As I was doing the prep work, I went to the fridge for eggs...and saw the eggs in their cup. I realized this is exactly the place to use them and took them out. I was waiting to cook something of which the eggs would be a minor part, in case they tasted funky or something; but I needn't have worried.

I broke them into a bowl. No obvious odor or anything; the yolks were much more orange than I'm used to, but they looked and smelled okay. One had a bit of a blot of something near the yolk; I realized that might be the very beginnings of an embryo and it might just be a blot of random junk. I removed it with a spoon (though if I was less of a city pussy myself I would have left it in) and scrambled the two eggs with a single store-bought egg.

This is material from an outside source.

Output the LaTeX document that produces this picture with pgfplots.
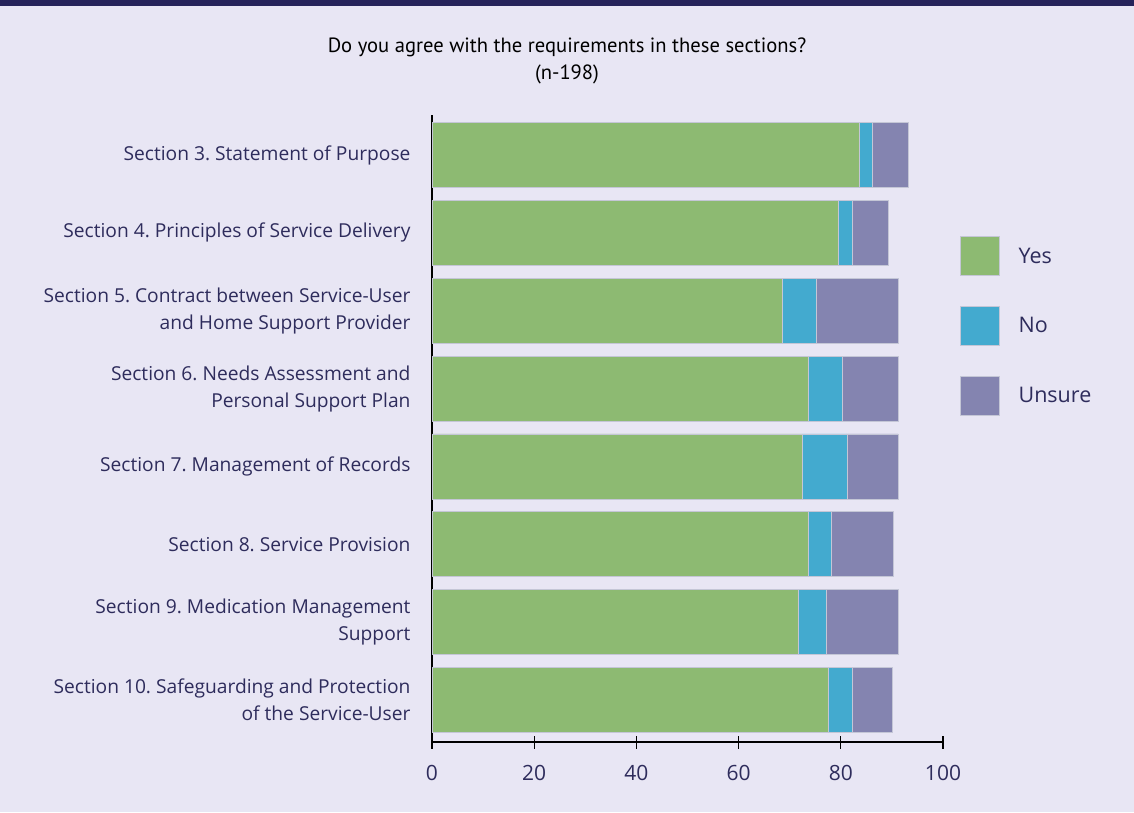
\documentclass[border=0pt]{standalone}
\usepackage{pgfplots}
\pgfplotsset{compat=1.18}
\usepackage{fontspec}
\setmainfont{Open Sans}
\newfontfamily\titlefont{PT Sans}
\definecolor{bg}{HTML}{E8E6F4}
\definecolor{band}{HTML}{26235A}
\definecolor{cyes}{HTML}{8DBA72}
\definecolor{cno}{HTML}{43AACF}
\definecolor{cunsure}{HTML}{8484B0}
\definecolor{navy}{HTML}{2E2C5C}
\definecolor{edge}{HTML}{C4C6D6}
\begin{document}
\frenchspacing
\begin{tikzpicture}
\path[use as bounding box] (0,0) rectangle (1134pt,812pt);
\fill[bg] (0,0) rectangle (1134pt,812pt);
\fill[band] (0,806pt) rectangle (1134pt,812pt);
\node[font=\titlefont\fontsize{20.6}{23}\selectfont, text=black] at (567pt,765pt) {Do you agree with the requirements in these sections?};
\node[font=\titlefont\fontsize{20.6}{23}\selectfont, text=black] at (567pt,738pt) {(n-198)};
\begin{axis}[
  at={(432pt,70pt)}, anchor=south west,
  scale only axis, width=511pt, height=627pt,
  xbar stacked, bar width=65pt,
  xmin=0, xmax=100, ymin=0.486, ymax=8.54,
  y dir=reverse,
  axis x line=bottom, axis y line=left,
  axis line style={line width=1.3pt, black, -},
  major tick length=13pt,
  xtick align=center, ytick align=inside,
  xtick={0,20,...,100},
  x tick style={line width=1.3pt, black},
  ytick={1,...,8},
  y tick style={line width=1.3pt, black, /pgfplots/major tick length=5pt},
  yticklabels={
    {Section 3. Statement of Purpose},
    {Section 4. Principles of Service Delivery},
    {Section 5. Contract between Service-User\\and Home Support Provider},
    {Section 6. Needs Assessment and\\Personal Support Plan},
    {Section 7. Management of Records},
    {Section 8. Service Provision},
    {Section 9. Medication Management\\Support},
    {Section 10. Safeguarding and Protection\\of the Service-User}},
  yticklabel style={align=right, font=\fontsize{19.2}{27}\selectfont, text=navy, xshift=-18pt},
  xticklabel style={font=\fontsize{21}{24}\selectfont, text=navy, yshift=-13pt},
  /pgf/number format/assume math mode=true,
  legend style={at={(1.027,0.810)}, anchor=north west, draw=none, fill=none,
    row sep=30pt, column sep=19pt, nodes={inner sep=0pt},
    font=\fontsize{21.5}{24}\selectfont, text=navy},
  legend cell align=left,
  legend image code/.code={\fill[#1] (0pt,-19.5pt) rectangle (39pt,19.5pt);},
  every axis plot/.append style={draw=edge, line width=0.6pt},
]
\addplot[fill=cyes] coordinates {(83.6,1) (79.6,2) (68.6,3) (73.6,4) (72.5,5) (73.6,6) (71.6,7) (77.6,8)};
\addplot[fill=cno] coordinates {(2.6,1) (2.6,2) (6.6,3) (6.6,4) (8.7,5) (4.6,6) (5.6,7) (4.6,8)};
\addplot[fill=cunsure] coordinates {(7.1,1) (7.0,2) (16.0,3) (11.0,4) (10.0,5) (12.0,6) (14.0,7) (7.9,8)};
\legend{Yes, No, Unsure}
\end{axis}
\end{tikzpicture}
\end{document}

...so after all was said and done I tasted the now-cooked scrambled eggs, and it tasted fine, so it went into the fried rice.

You've got to figure: humans have been eating eggs for thousands of years without an FDA inspector to okay them. And in fact the FDA inspector doesn't exactly hold each egg up to a candle and do all kinds of inspection of the things; mostly what he does is make sure the facility that processes them has all its paperwork up to date. The difference between those eggs and the ones I put in my fried rice? About fifty reams of paperwork.

Oh, and the color. These had brown shells.

I suppose an overly-zealous federal inspector could come here and arrest me for using eggs that don't have the government's seal of approval, and he could probably make me dance to his tune for about as long as it took me to call a lawyer. I'd wager that I'd end up having grounds for a lawsuit afterwards, though.

* * *

As for the fried rice: it really isn't "fried rice", the way I make it. It's more like "stir fry with rice". I start with a pound or so of hamburger; add mushrooms, carrots, celery, bean sprouts; peas and corn (though I didn't have any peas this time, I use frozen, about a cup each, defrosted).

Oh, yeah: and rice. Usually I put in a cup or two of cooked rice, depending on how much I think I need.

For sauce I use a tablespoon of "House of Tsang" stir-fry sauce, a half-tablespoon of the same brand of Szechuan sauce, and a tablespoon of soy, mixed and poured over the nearly-finished food. Then I sprinkle on another couple tablespoons of soy sauce direct from the bottle. Stir well, remove from heat, sprinkle with sesame oil, stir it all up. Serve and enjoy. If you have leftovers it's because you didn't have enough people around. It'll reheat just fine and it never lasts in the fridge long enough to go bad.

It's nice to know that I can throw together a meal like this one for about $5 worth of materials which would evaporate if I had a bunch of people over. (Evaporate, and leave no one hungry, I might add.)

* * *

Tomorrow I hope to get the grass cut for what ought to be the last time this year. We'll see how I do after church and everything.